**Task prompt**
Return exactly, and only, the lines from the one holding "Reproduce this chart with Bokeh." through the one holding "p.yaxis.axis_label_standoff = 62", both included; the pictures stay out.

[Entries from a dataset]
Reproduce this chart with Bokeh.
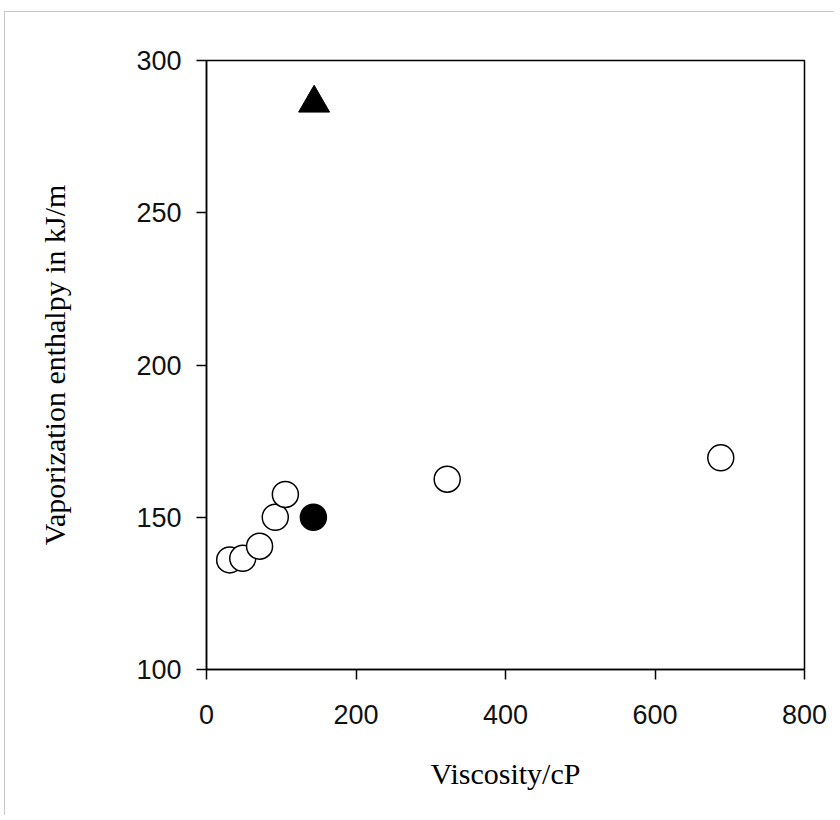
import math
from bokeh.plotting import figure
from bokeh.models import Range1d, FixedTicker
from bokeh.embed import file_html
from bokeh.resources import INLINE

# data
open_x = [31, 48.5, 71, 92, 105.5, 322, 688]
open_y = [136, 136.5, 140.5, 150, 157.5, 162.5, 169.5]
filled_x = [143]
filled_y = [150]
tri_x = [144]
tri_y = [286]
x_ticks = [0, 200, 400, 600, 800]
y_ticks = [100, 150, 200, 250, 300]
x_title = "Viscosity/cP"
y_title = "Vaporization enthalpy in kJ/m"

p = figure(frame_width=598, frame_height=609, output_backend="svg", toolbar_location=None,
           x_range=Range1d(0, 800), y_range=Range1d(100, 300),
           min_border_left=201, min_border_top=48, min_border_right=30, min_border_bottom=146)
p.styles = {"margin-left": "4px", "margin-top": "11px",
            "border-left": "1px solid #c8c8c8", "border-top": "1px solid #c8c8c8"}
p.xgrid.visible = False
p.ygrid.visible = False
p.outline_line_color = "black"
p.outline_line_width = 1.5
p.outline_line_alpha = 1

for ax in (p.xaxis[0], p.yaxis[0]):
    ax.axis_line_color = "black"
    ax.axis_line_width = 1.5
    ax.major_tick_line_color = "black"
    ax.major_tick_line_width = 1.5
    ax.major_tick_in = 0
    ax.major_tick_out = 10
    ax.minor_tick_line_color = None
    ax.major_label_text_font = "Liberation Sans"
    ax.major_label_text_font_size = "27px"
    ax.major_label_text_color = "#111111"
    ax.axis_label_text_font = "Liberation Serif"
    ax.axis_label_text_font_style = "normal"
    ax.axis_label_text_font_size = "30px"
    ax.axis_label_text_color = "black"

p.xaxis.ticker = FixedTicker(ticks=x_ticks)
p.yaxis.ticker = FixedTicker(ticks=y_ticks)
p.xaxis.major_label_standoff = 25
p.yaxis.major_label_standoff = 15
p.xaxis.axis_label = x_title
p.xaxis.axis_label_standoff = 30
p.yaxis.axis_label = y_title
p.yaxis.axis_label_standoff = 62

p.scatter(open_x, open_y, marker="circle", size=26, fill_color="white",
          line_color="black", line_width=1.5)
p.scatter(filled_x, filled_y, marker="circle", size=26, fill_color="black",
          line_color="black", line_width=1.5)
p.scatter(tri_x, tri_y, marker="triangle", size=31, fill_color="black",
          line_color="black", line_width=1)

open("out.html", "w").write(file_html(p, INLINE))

* * *

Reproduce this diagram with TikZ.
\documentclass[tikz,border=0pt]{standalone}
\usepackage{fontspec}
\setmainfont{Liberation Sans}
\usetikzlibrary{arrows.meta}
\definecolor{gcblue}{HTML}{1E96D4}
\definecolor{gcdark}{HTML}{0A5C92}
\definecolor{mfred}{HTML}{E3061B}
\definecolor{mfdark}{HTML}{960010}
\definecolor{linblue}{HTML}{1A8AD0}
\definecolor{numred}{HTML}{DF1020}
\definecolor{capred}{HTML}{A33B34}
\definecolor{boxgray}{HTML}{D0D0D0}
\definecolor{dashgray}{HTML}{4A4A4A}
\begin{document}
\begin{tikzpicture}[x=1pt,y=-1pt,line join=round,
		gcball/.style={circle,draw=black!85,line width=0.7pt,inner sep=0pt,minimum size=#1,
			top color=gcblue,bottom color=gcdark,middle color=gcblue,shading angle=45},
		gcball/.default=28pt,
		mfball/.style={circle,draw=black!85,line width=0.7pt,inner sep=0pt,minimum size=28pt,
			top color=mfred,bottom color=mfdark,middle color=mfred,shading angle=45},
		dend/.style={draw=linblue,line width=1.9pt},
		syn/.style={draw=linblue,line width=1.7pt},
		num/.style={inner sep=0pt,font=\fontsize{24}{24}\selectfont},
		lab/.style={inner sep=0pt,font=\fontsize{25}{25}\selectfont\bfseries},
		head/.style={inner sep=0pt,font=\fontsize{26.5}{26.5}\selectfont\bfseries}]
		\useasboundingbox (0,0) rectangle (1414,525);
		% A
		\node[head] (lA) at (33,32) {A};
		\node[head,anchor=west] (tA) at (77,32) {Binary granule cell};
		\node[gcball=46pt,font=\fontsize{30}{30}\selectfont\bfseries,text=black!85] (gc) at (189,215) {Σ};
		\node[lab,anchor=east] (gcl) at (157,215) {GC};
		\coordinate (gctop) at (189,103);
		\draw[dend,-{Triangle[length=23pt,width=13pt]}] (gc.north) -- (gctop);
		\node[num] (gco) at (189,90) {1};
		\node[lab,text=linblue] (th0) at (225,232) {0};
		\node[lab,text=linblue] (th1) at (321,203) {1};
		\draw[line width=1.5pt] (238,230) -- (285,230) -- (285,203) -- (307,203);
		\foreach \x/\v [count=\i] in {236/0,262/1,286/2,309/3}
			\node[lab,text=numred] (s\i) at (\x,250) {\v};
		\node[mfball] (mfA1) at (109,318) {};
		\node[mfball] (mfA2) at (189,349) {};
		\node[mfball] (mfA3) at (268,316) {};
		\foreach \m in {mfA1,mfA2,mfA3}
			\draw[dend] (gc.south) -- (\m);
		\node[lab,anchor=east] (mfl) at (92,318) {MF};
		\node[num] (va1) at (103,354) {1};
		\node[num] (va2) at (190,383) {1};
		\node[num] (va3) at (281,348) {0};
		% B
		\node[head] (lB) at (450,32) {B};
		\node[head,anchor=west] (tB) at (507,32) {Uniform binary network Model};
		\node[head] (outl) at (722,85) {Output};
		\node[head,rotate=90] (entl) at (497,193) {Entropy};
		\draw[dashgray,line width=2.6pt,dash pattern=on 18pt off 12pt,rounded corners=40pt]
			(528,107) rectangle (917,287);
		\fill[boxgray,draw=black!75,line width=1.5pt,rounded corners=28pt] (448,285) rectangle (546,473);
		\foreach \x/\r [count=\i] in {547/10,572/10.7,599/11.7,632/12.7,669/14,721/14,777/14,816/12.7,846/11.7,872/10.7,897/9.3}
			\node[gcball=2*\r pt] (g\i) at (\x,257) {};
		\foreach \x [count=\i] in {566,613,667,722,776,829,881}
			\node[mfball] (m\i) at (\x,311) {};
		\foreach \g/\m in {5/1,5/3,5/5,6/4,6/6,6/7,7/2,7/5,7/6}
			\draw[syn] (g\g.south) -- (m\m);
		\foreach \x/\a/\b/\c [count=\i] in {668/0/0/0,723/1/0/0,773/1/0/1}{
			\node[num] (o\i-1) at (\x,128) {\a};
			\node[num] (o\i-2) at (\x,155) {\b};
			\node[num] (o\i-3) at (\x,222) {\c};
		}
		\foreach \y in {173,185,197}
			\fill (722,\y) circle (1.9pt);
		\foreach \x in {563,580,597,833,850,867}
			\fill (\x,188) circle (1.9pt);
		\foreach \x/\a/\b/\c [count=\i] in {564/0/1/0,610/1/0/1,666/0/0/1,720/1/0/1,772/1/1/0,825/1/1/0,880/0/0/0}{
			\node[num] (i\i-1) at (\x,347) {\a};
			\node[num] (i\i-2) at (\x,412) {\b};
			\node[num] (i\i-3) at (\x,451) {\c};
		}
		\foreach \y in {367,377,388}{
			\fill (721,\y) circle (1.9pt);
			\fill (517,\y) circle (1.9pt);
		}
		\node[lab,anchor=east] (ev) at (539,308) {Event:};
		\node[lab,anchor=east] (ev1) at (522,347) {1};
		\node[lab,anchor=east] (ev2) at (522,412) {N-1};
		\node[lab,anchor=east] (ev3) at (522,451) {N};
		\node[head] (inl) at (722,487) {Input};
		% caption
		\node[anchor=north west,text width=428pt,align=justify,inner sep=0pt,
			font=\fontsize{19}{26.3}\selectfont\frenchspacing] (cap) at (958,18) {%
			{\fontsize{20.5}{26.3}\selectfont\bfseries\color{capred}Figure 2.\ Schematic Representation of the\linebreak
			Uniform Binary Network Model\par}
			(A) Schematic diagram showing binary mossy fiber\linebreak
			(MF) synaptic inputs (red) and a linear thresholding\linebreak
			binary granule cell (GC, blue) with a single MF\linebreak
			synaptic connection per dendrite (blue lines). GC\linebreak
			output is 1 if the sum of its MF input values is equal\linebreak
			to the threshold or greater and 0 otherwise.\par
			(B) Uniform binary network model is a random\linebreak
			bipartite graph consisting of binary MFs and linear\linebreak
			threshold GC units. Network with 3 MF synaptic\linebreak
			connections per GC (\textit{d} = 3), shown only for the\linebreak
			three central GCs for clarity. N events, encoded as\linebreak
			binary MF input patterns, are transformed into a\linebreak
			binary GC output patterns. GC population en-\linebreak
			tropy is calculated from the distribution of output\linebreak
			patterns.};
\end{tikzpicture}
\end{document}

**Answer to the task**
Reproduce this chart with Bokeh.
import math
from bokeh.plotting import figure
from bokeh.models import Range1d, FixedTicker
from bokeh.embed import file_html
from bokeh.resources import INLINE

# data
open_x = [31, 48.5, 71, 92, 105.5, 322, 688]
open_y = [136, 136.5, 140.5, 150, 157.5, 162.5, 169.5]
filled_x = [143]
filled_y = [150]
tri_x = [144]
tri_y = [286]
x_ticks = [0, 200, 400, 600, 800]
y_ticks = [100, 150, 200, 250, 300]
x_title = "Viscosity/cP"
y_title = "Vaporization enthalpy in kJ/m"

p = figure(frame_width=598, frame_height=609, output_backend="svg", toolbar_location=None,
           x_range=Range1d(0, 800), y_range=Range1d(100, 300),
           min_border_left=201, min_border_top=48, min_border_right=30, min_border_bottom=146)
p.styles = {"margin-left": "4px", "margin-top": "11px",
            "border-left": "1px solid #c8c8c8", "border-top": "1px solid #c8c8c8"}
p.xgrid.visible = False
p.ygrid.visible = False
p.outline_line_color = "black"
p.outline_line_width = 1.5
p.outline_line_alpha = 1

for ax in (p.xaxis[0], p.yaxis[0]):
    ax.axis_line_color = "black"
    ax.axis_line_width = 1.5
    ax.major_tick_line_color = "black"
    ax.major_tick_line_width = 1.5
    ax.major_tick_in = 0
    ax.major_tick_out = 10
    ax.minor_tick_line_color = None
    ax.major_label_text_font = "Liberation Sans"
    ax.major_label_text_font_size = "27px"
    ax.major_label_text_color = "#111111"
    ax.axis_label_text_font = "Liberation Serif"
    ax.axis_label_text_font_style = "normal"
    ax.axis_label_text_font_size = "30px"
    ax.axis_label_text_color = "black"

p.xaxis.ticker = FixedTicker(ticks=x_ticks)
p.yaxis.ticker = FixedTicker(ticks=y_ticks)
p.xaxis.major_label_standoff = 25
p.yaxis.major_label_standoff = 15
p.xaxis.axis_label = x_title
p.xaxis.axis_label_standoff = 30
p.yaxis.axis_label = y_title
p.yaxis.axis_label_standoff = 62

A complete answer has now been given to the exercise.